Before Sunday’s matinee, the Lakers had only won 12 games and their opponent, the Warriors had only lost 5. If numbers like this were the case after 25 games they might seem normal. But we are in the home stretch of the NBA season and the Warriors are historically great while the Lakers, at least in terms of their franchise history, are historically bad.
This game, then, was supposed to be a formality. But the Lakers flipped that narrative on its head by beating the Warriors 112-95, controlling the action for much of the game and leading for the final 30+ minutes of the contest. It was, from a score and control standpoint, their easiest win of the year and it came against the best team in the league.
If we didn’t have the highlights, I might not believe this actually happened. Fortunately, though, we do.
All the highlights from the Lakers win over Golden State!!https://t.co/NwbVnZ7x8t
— Los Angeles Lakers (@Lakers) March 6, 2016
More than anything else, this game was fun. It was fun to see the young players do so well — to see Russell bounce back from his subpar game on Friday and resume his hot play from the past moth, to see Clarkson get hot from behind the arc and short circuit the Warriors’ defense, to see Randle work the glass + slip into the creases of the defense to score, to see Marcelo Huertas bring the “Brazilian Nash” moniker to life with some fantastic passes and one-legged finishes around the paint.
It was also fun to see the team rewarded with a win after playing hard and smart on both ends of the floor against a good team. Especially against this team. The Warriors, for most of this season, have found ways to win games where teams do pretty much everything right against them. They find ways to turn a minor, every game mistake into a stepping stone for a run. They turn double digit deficits around in a few possessions, then pour gas on their own fire and shift the tenor of the game in their favor, never looking back.
It wasn’t in the cards for them today, though. And while a lot of that was due to their own play, it would be disingenuous to not credit the Lakers too. It was the Lakers’ bigs who didn’t get caught sagging low on the P&R where Curry or Klay got clean looks coming off picks. It was the Lakers’ guards who fought hard over picks and were active in the passing lanes. And it was a team effort to keep continuity within the defensive scheme, not allowing the Warriors the types of repeated open looks they punish so frequently.
And yes, it was only one game. But what a game it was. For one day the Lakers looked like the best version of themselves. The fact that it came against the league’s best and it led to a double digit win at home made it that much sweeter.
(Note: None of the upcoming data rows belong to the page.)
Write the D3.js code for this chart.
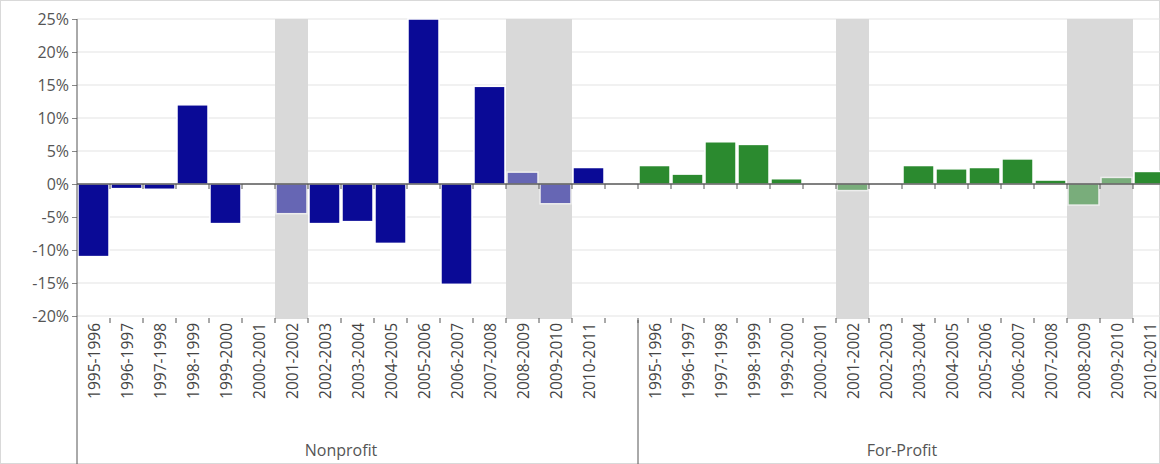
<!DOCTYPE html>
<html><head><meta charset="utf-8">
<script src="https://cdn.jsdelivr.net/npm/d3@7"></script>
<style>body{margin:0;background:#fff}text{font-family:"Open Sans","Liberation Sans",Arial,sans-serif}</style>
</head><body><svg id="c" width="1160" height="464"></svg>
<script>
const years = ["1995-1996","1996-1997","1997-1998","1998-1999","1999-2000","2000-2001","2001-2002","2002-2003","2003-2004","2004-2005","2005-2006","2006-2007","2007-2008","2008-2009","2009-2010","2010-2011"];
const nonprofit = [-11, -0.7, -0.8, 12, -6, 0, -4.5, -6, -5.7, -9, 25, -15.2, 14.8, 1.8, -3, 2.5];
const forprofit = [2.8, 1.5, 6.4, 6.0, 0.8, 0, -1, 0, 2.8, 2.3, 2.5, 3.8, 0.6, -3.2, 1.0, 1.9];
const recession = ["2001-2002","2008-2009","2009-2010"];
const yTicks = [-20,-15,-10,-5,0,5,10,15,20,25];

const svg = d3.select("#c");
const left = 77, plotTop = 19, bottom = 316;
// categories: 16 nonprofit, one blank slot, 16 for-profit
const keys = years.map(y => "N" + y).concat(["gap"], years.map(y => "F" + y));
const x = d3.scaleBand().domain(keys).range([left, left + 33 * 33]).padding(0);
const y = d3.scaleLinear().domain([-20, 25]).range([bottom, plotTop]);

svg.append("rect").attr("x",0.5).attr("y",0.5).attr("width",1159).attr("height",463)
  .attr("fill","none").attr("stroke","#d9d9d9");

// grid
svg.append("g").selectAll("line").data(yTicks).join("line")
  .attr("x1", left).attr("x2", 1160).attr("y1", d => y(d)).attr("y2", d => y(d))
  .attr("stroke", "#e3e3e3");

// recession shading
const shade = keys.filter(k => k !== "gap" && recession.includes(k.slice(1)));
svg.append("g").selectAll("rect").data(shade).join("rect")
  .attr("x", d => x(d)).attr("width", x.bandwidth()).attr("y", plotTop).attr("height", bottom - plotTop + 3)
  .attr("fill", "#d9d9d9");

const bars = years.map((yr, i) => ({k: "N" + yr, v: nonprofit[i], c: "#0a0a96", yr}))
  .concat(years.map((yr, i) => ({k: "F" + yr, v: forprofit[i], c: "#2b8a2f", yr})));
svg.append("g").selectAll("rect").data(bars.filter(d => d.v !== 0)).join("rect")
  .attr("x", d => x(d.k) + 1).attr("width", x.bandwidth() - 2)
  .attr("y", d => y(Math.max(0, d.v))).attr("height", d => Math.abs(y(d.v) - y(0)))
  .attr("fill", d => d.c).attr("opacity", d => recession.includes(d.yr) ? 0.55 : 1)
  .attr("stroke", "#fff").attr("stroke-width", 1.5);

// zero line with ticks
svg.append("line").attr("x1", left).attr("x2", 1160).attr("y1", y(0)).attr("y2", y(0)).attr("stroke", "#111");
const bounds = keys.slice(1).map(k => x(k));
svg.append("g").selectAll("line").data(bounds).join("line")
  .attr("x1", d => d).attr("x2", d => d).attr("y1", y(0)).attr("y2", y(0) + 5).attr("stroke", "#555");
svg.append("g").selectAll("line").data(bounds).join("line")
  .attr("x1", d => d).attr("x2", d => d).attr("y1", bottom + 2).attr("y2", bottom + 7).attr("stroke", "#555");

// y axis
const ya = svg.append("g").attr("transform", `translate(${left},0)`)
  .call(d3.axisLeft(y).tickValues(yTicks).tickFormat(d => d + "%").tickSize(5));
ya.select(".domain").remove();
ya.selectAll("line").attr("stroke", "#888");
ya.selectAll("text").attr("font-size", 16).attr("fill", "#555");
svg.append("line").attr("x1", left).attr("x2", left).attr("y1", plotTop).attr("y2", 464).attr("stroke", "#555");
svg.append("line").attr("x1", x("F1995-1996")).attr("x2", x("F1995-1996")).attr("y1", 320).attr("y2", 464).attr("stroke", "#555");

// category labels
svg.append("g").selectAll("text").data(keys.filter(k => k !== "gap")).join("text")
  .attr("transform", d => `translate(${x(d) + x.bandwidth() / 2 + 6},323) rotate(-90)`)
  .attr("text-anchor", "end").attr("font-size", 15.5).attr("fill", "#444")
  .text(d => d.slice(1));

const groups = [{n: "Nonprofit", k: years.map(y => "N" + y)}, {n: "For-Profit", k: years.map(y => "F" + y)}];
svg.append("g").selectAll("text").data(groups).join("text")
  .attr("x", d => (x(d.k[0]) + x(d.k[15]) + x.bandwidth()) / 2).attr("y", 456)
  .attr("text-anchor", "middle").attr("font-size", 16).attr("fill", "#555").text(d => d.n);
</script></body></html>
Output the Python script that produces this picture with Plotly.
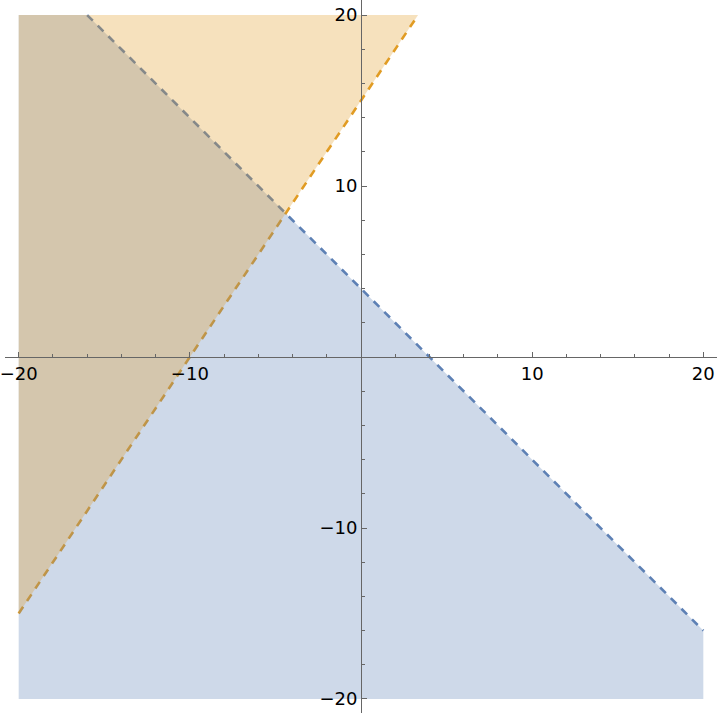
import numpy as np
import plotly.graph_objects as go

# Inequalities: region where sign*(y - (m*x + c)) > 0
blue_line = {"m": -1.0, "c": 4.0, "sign": -1}   # y < 4 - x
orange_line = {"m": 1.5, "c": 15.0, "sign": 1}  # y > 1.5 x + 15
plot_min, plot_max = -20, 20
major_ticks = [-20, -10, 10, 20]
major_labels = ["−20", "−10", "10", "20"]
minor_ticks = [-18, -16, -14, -12, -8, -6, -4, -2, 2, 4, 6, 8, 12, 14, 16, 18]

BLUE = "#5e81b5"
ORANGE = "#e19c24"


def clip_box(m, c, sign, lo, hi):
    box = [(lo, lo), (hi, lo), (hi, hi), (lo, hi)]
    f = lambda p: sign * (p[1] - (m * p[0] + c))
    out = []
    n = len(box)
    for i in range(n):
        a, b = box[i], box[(i + 1) % n]
        fa, fb = f(a), f(b)
        if fa >= 0:
            out.append(a)
        if (fa >= 0) != (fb >= 0):
            t = fa / (fa - fb)
            out.append((a[0] + t * (b[0] - a[0]), a[1] + t * (b[1] - a[1])))
    xs = [p[0] for p in out] + [out[0][0]]
    ys = [p[1] for p in out] + [out[0][1]]
    return xs, ys


def line_segment(m, c, lo, hi):
    pts = []
    for x in (lo, hi):
        y = m * x + c
        if lo - 1e-9 <= y <= hi + 1e-9:
            pts.append((x, y))
    for y in (lo, hi):
        x = (y - c) / m
        if lo - 1e-9 <= x <= hi + 1e-9:
            pts.append((x, y))
    pts = sorted(set((round(a, 9), round(b, 9)) for a, b in pts))
    return [p[0] for p in pts], [p[1] for p in pts]


fig = go.Figure()

for ln, col in ((blue_line, BLUE), (orange_line, ORANGE)):
    lx, ly = line_segment(ln["m"], ln["c"], plot_min, plot_max)
    fig.add_trace(go.Scatter(x=lx, y=ly, mode="lines",
                             line=dict(color=col, width=2.6, dash="8px,7px"),
                             hoverinfo="skip", showlegend=False))

for ln, col in ((blue_line, "rgba(94,129,181,0.3)"), (orange_line, "rgba(225,156,36,0.3)")):
    px, py = clip_box(ln["m"], ln["c"], ln["sign"], plot_min, plot_max)
    fig.add_trace(go.Scatter(x=px, y=py, mode="lines", fill="toself",
                             fillcolor=col, line=dict(width=0),
                             hoverinfo="skip", showlegend=False))

xr = [-20.8, 20.8]
yr = [-20.82, 20.88]
xpos = (0 - xr[0]) / (xr[1] - xr[0])
ypos = (0 - yr[0]) / (yr[1] - yr[0])

axis_common = dict(
    showgrid=False, zeroline=False, showline=True, linecolor="#666666", linewidth=1,
    ticks="inside", ticklen=5, tickcolor="#666666", tickwidth=1,
    tickmode="array", tickvals=major_ticks, ticktext=major_labels,
    minor=dict(tickmode="array", tickvals=minor_ticks, ticks="inside", ticklen=3,
               tickcolor="#666666", tickwidth=1),
    tickfont=dict(family="DejaVu Sans", size=18, color="black"),
    anchor="free", automargin=False, ticklabeloverflow="allow",
)

fig.update_layout(
    width=720, height=716,
    margin=dict(l=5, r=3, t=0, b=3),
    plot_bgcolor="white", paper_bgcolor="white",
    xaxis=dict(range=xr, position=ypos, **axis_common),
    yaxis=dict(range=yr, position=xpos, **axis_common),
    showlegend=False,
)

fig.write_html("out.html", config={"displayModeBar": False},
               post_script="document.body.style.margin='0px';")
Now, for some extra notes:
- What’s that, you say? That’s not a note of any sort? You’re right. It’s not.
- The Lakers won this game with their defense, holding the Warriors to an Offensive Rating of 91.1 for the game.
- The Warriors only shot 4-30 from behind the arc. For comparison’s sake, Jordan Clarkson made 4 of his 6 attempts from deep. If you’re looking for the main reason the Warriors never put it together on offense, the conversation pretty much starts and ends there.
- The other key on defense? Forcing turnovers. The Lakers had 12 steals and forced 20 turnovers overall. Some of that was sloppy play by the Warriors, but give the Lakers credit for jumping passing lanes, having active hands, and simply not quitting on plays where it looked like they might be beat.
- Marcelo Huertas has been a regular on “Shaqtin a Fool” this year for some of his more, well, hilarious exploits. But this guy really can play point guard. Surround him with more talent than what’s found on the Lakers’ garbage time group and suddenly he’s whipping passes to shooters cross court, dropping pocket passes to the roll man in the P&R, throwing soccer-style over head passes for lobs, and just playing a joyful brand of offensive basketball. It all came together for him on Sunday and boy was it fun to watch.
- This wasn’t Kobe’s best game, but he was a stabilizing force during his minutes. He never once forced the action, moved the ball well, and did good work off the ball as a cutter and by ducking into the post within the Lakers’ motion sets.
- Speaking of the Lakers’ offense, credit Byron Scott for implementing this “set” (as he calls it). Russell and Huertas look much better running this than the Princeton and it has led to more ball and player movement. Why they couldn’t have run this for the entire season is beyond me, but that’s a topic for another day.
- This dunk didn’t count, but I don’t care. Let Larry dunk:
— NBA On Def Pen (@NBAOnDefPen) March 6, 2016
- My other favorite highlight from this game? Russell pulling a “Curry” by spinning around/knowing this corner three was going in:
- Brandon Bass…I cannot say enough good about him. Dude is just plays hard and knows how to use his physicality to his advantage. He as a team high +16 on the night, hit 5 of his 7 shots, and added 7 rebounds (3 offensive). I know the Lakers are set at PF moving forward, but I wouldn’t mind having him back next year as a small-ball C. After starting slowly, he’s been a revelation in that role this season.